Surprisingly, that was the only instance where I felt unsafe inside the many galleries around Portland taking part in Portland2012, a biennial of contemporary art. This is problematic. As any decent survey will show, post-WWII contemporary art exerts a push against the viewer. It defines the present moment by way of the future: pushing beyond into unknown territory. Curator Prudence F. Roberts recognizes this. "All these artists evince an interest both in aesthetics and in making sense of an increasingly incomprehensible world—often using the elements that make it incomprehensible as a mirror of its chaos," she writes. In parsing her survey of artists, the breadth of their inner visions and mannerisms is obvious, but so is the lack of a cohesive theme. With the spotlight on differing illustrations of ideas in the 21st century, no clear meta-narrative emerges; just lots of cool stuff.

The scream that startled me at Disjecta came from a video piece, "A Composition for your Per- ipheral Vision," by Mack McFarland, a result of his investigation into how we view art—straight on, "with a myopic focus." The video is specifically made for the periphery, while sitting down inside a two-channel video box. It's experimental in nature, and the experience is startling. Conceptually, his research into neurology, color theory, and psychology help underscore the work's exciting newness.

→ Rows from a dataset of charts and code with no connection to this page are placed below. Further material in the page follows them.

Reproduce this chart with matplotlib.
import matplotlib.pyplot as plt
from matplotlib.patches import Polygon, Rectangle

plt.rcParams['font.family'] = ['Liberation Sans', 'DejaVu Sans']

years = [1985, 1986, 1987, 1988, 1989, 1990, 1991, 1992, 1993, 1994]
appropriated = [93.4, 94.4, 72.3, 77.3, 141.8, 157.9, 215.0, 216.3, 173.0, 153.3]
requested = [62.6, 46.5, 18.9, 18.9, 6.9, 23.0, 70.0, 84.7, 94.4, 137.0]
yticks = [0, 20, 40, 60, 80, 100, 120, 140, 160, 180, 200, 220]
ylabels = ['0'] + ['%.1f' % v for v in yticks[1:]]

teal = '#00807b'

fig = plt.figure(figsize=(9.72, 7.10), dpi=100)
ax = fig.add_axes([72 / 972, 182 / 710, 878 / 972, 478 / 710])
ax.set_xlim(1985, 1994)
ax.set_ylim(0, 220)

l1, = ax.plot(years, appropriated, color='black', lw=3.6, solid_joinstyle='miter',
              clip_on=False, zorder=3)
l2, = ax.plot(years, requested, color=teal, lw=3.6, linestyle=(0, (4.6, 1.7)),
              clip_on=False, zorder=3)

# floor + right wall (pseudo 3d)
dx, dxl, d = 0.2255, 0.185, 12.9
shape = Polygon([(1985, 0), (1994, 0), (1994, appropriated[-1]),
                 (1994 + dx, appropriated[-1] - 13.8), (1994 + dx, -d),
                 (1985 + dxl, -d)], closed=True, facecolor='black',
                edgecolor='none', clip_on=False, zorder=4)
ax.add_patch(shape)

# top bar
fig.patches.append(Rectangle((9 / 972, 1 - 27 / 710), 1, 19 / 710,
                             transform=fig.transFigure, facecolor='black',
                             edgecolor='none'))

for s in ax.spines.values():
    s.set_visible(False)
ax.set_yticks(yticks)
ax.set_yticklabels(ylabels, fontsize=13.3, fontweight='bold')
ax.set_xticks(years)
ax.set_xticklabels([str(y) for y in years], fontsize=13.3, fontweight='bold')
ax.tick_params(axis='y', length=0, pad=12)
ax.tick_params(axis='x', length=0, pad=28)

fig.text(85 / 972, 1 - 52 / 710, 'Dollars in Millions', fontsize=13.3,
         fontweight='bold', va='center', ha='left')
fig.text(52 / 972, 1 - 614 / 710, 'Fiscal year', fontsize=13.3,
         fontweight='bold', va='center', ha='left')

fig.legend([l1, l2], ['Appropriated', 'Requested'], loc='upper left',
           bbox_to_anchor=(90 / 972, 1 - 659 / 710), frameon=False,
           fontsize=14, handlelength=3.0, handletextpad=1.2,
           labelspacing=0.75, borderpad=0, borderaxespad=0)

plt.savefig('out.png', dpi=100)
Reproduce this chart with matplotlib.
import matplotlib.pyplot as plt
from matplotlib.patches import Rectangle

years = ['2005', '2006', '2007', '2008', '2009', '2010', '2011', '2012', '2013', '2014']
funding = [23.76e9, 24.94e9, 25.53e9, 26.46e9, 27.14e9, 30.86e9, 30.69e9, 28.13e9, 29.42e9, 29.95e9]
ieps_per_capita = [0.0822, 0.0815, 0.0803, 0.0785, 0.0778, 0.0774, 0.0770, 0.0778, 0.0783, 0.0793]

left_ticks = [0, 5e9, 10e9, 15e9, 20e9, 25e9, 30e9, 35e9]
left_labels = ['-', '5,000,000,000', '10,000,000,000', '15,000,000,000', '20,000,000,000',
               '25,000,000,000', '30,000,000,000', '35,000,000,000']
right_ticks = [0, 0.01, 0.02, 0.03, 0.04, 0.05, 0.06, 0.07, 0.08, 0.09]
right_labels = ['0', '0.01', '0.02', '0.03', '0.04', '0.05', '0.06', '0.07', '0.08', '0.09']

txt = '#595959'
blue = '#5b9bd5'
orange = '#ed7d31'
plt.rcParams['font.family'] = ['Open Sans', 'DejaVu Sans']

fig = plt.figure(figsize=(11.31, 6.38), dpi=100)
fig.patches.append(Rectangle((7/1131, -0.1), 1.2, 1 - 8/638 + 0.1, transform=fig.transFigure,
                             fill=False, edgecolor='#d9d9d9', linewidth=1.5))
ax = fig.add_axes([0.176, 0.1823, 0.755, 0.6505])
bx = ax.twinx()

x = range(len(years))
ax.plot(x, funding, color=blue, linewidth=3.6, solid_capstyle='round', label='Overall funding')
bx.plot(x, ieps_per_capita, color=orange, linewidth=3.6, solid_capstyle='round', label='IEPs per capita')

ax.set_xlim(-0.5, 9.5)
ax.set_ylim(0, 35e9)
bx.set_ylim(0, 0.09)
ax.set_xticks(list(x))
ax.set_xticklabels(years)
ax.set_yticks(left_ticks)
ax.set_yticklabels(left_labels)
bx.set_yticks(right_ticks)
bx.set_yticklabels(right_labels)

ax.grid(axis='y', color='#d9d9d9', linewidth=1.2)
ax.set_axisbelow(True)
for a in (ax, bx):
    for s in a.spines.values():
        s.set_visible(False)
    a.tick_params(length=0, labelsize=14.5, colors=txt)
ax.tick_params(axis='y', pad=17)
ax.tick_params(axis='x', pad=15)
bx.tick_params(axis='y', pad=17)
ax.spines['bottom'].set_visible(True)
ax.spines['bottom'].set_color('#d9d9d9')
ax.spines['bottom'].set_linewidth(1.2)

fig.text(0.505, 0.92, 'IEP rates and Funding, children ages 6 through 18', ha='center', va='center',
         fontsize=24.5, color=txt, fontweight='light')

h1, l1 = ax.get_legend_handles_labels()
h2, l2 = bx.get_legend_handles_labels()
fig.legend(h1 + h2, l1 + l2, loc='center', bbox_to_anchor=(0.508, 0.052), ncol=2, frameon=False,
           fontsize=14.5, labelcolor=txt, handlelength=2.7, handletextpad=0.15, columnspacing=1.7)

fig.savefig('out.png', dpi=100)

Elsewhere in the gallery, Susan Seubert's "The Digital Divide" exits the gallery by means of QR codes—those choppy-looking black-and-white boxes you scan and read using smartphones. If you have one, you can access several videos (posted online) of Seubert in various outdoor locations communicating by semaphore—a handheld flag language that is being phased out of use. (Future Wes Andersons will surely treasure it as cultural artifact.) Her messages, not conveyed in words, hint at the divide between knowing what we've done to the natural landscape, and ignoring what is coming as a result.

A sense of communication breakdown is also evoked by Ariana Jacob in her ongoing project, "The American Society for Personally Questioning Political Questions," showing at the Helzer Art Gallery at the Rock Creek campus of Portland Community College. Jacob posits that in an election year, the social practice basis is potent, as it informs our questioning and participation: how to reach across the aisle, Democrat to Republican, and bridge viewpoints that seem to have little to do with each other.

At the Marylhurst Art Gym, Marie Sivak uses sculpture and installation as intimate portals to memory. One work in particular, a room-sized web of pearly organza strands containing small round magnets, manages to beautifully illustrate the connective paths in the brain, conflated with the emotions of recalling our past. Equally poignant and elegant are the works of Cynthia Lahti and Chris Knight. Lahti folds paper illustrations from catalogs into swirling, ebullient forms that resemble classic figurines, but embody deeper layers of human drama. Knight creates elaborate tableaus, moderately colored, that manifest "a small, often curious mythology." He is hopefully, if incompletely, transcending culture to reach a mutual understanding of reality—like all of us. Together, these works reach out furthest into the collective unknown, and offer a suggestion the biennial as a whole seems to shirk: swim, don't sink.